- WORK TO COMPLETE
Please set down exactly the lines of the listing below from the line containing "Clone this chart in Plotly." through the line containing "16, 18, 20]", both lines included, leaving out all other lines.

>> START

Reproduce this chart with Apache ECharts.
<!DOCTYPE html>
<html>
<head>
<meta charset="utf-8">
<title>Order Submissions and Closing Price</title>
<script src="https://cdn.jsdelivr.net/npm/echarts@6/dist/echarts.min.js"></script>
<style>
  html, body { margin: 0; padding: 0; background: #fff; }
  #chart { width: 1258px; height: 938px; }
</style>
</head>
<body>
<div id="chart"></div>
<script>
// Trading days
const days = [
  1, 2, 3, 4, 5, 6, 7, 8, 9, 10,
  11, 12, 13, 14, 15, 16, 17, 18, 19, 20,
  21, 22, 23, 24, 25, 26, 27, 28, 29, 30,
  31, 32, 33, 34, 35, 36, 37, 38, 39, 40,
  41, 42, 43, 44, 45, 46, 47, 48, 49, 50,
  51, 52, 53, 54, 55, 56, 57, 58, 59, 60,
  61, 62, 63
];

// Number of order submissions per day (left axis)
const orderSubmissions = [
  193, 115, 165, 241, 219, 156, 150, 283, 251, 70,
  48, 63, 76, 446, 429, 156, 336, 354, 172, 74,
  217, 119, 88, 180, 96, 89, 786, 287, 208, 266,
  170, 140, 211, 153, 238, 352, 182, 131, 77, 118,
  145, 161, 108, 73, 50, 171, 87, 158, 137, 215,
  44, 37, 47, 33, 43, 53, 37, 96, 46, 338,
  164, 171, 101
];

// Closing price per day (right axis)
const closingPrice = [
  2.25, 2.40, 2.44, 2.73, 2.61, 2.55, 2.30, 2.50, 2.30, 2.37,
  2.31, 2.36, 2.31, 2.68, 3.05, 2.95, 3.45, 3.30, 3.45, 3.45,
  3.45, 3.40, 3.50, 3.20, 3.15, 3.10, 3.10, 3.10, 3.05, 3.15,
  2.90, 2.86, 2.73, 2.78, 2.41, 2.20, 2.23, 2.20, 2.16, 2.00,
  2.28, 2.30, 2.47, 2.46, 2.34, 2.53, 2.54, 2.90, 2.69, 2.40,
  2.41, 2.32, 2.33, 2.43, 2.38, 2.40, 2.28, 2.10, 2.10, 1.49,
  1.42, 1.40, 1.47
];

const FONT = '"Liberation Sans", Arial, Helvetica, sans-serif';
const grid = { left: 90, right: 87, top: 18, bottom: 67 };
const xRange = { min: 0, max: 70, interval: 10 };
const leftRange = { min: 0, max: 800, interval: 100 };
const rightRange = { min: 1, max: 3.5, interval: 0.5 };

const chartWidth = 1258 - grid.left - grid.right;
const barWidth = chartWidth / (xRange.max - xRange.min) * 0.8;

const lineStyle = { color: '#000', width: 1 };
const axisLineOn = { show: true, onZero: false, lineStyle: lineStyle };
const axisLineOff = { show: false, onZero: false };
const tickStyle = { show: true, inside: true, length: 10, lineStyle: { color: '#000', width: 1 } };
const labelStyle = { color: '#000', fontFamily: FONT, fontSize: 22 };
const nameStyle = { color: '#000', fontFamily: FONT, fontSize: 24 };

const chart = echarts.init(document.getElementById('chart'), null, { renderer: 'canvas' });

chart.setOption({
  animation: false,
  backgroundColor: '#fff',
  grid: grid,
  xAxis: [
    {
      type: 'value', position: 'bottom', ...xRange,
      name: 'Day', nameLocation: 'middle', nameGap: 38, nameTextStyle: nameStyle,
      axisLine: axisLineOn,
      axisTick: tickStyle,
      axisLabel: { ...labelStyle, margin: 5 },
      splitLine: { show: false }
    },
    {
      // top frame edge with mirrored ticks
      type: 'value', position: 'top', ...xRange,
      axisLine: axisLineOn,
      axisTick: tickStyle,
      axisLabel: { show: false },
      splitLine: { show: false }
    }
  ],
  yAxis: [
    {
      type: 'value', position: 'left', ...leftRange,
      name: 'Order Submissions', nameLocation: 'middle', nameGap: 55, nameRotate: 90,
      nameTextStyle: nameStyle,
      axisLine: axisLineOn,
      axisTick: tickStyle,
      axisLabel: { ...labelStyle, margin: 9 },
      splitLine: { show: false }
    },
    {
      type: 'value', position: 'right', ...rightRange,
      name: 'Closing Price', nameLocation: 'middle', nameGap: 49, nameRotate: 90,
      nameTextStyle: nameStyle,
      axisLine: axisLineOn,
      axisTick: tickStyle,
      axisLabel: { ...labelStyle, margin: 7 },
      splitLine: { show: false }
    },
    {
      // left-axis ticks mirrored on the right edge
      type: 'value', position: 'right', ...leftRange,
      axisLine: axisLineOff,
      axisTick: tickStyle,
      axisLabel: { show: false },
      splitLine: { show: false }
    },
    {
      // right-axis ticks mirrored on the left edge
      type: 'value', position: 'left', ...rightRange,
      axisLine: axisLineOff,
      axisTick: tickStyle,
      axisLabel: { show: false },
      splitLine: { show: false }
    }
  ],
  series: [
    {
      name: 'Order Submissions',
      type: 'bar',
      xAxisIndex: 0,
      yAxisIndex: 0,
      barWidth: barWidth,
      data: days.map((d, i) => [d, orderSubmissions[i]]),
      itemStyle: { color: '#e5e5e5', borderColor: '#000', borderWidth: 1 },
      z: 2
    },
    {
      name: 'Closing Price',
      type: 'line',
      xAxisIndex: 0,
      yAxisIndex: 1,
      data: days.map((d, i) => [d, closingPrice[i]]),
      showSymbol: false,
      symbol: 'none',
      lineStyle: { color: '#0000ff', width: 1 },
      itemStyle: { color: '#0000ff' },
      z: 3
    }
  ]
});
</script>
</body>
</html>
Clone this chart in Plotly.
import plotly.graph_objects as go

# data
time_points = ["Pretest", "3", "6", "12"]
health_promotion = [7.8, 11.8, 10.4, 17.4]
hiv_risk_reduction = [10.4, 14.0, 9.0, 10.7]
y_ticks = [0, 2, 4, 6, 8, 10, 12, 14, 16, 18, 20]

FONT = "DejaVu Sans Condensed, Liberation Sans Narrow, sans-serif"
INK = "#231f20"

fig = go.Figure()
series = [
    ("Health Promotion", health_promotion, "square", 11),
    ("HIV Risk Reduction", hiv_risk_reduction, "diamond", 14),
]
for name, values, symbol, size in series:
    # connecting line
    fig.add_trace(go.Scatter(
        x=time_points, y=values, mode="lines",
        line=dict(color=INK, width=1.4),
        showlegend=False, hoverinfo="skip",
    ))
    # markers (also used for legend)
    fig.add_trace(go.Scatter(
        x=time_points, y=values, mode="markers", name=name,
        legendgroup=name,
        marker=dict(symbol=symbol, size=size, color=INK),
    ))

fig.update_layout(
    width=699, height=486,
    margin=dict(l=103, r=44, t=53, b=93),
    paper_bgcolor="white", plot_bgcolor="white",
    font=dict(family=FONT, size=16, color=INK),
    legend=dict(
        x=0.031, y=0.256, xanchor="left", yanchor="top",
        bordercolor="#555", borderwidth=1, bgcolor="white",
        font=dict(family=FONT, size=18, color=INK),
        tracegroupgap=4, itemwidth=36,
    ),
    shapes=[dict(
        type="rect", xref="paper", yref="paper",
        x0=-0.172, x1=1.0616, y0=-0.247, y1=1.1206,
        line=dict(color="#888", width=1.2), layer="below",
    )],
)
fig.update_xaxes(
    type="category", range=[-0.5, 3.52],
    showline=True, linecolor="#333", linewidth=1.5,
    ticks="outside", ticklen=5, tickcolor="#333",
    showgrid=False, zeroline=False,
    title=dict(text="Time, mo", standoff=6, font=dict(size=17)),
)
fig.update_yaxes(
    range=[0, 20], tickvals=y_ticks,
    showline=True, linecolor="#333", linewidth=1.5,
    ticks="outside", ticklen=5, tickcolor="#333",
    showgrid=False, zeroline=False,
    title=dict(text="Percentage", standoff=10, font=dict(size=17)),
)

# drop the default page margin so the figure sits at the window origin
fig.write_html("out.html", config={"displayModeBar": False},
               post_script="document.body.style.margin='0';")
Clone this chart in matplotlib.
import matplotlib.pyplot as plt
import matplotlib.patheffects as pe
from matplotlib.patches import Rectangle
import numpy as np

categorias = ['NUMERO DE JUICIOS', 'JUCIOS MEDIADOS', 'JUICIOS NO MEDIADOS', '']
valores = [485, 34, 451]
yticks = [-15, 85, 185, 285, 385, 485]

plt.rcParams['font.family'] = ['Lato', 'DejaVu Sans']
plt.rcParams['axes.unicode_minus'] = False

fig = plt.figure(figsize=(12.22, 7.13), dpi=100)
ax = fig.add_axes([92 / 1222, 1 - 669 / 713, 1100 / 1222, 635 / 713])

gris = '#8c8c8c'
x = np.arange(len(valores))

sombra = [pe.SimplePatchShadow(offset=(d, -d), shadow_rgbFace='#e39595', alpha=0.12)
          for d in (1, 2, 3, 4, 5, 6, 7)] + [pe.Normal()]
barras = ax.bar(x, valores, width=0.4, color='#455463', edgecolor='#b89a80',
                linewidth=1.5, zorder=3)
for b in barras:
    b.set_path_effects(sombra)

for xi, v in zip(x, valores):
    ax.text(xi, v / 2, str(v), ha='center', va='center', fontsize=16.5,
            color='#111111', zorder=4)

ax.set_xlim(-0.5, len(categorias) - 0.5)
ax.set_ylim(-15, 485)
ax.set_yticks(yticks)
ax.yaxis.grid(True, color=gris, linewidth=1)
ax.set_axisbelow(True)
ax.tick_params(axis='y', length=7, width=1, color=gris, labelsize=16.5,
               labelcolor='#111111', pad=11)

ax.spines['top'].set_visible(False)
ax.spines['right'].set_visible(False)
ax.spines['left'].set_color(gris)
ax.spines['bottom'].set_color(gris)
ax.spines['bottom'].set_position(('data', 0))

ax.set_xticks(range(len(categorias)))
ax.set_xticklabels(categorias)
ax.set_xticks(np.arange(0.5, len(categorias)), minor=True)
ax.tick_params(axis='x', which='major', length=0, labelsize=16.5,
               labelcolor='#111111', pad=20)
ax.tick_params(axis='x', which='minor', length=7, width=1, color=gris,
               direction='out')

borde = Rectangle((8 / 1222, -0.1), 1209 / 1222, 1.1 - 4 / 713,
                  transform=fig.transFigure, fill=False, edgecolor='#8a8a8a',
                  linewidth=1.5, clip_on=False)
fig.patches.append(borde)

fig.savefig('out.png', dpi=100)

>> END

- FULL RESPONSE
Clone this chart in Plotly.
import plotly.graph_objects as go

# data
time_points = ["Pretest", "3", "6", "12"]
health_promotion = [7.8, 11.8, 10.4, 17.4]
hiv_risk_reduction = [10.4, 14.0, 9.0, 10.7]
y_ticks = [0, 2, 4, 6, 8, 10, 12, 14, 16, 18, 20]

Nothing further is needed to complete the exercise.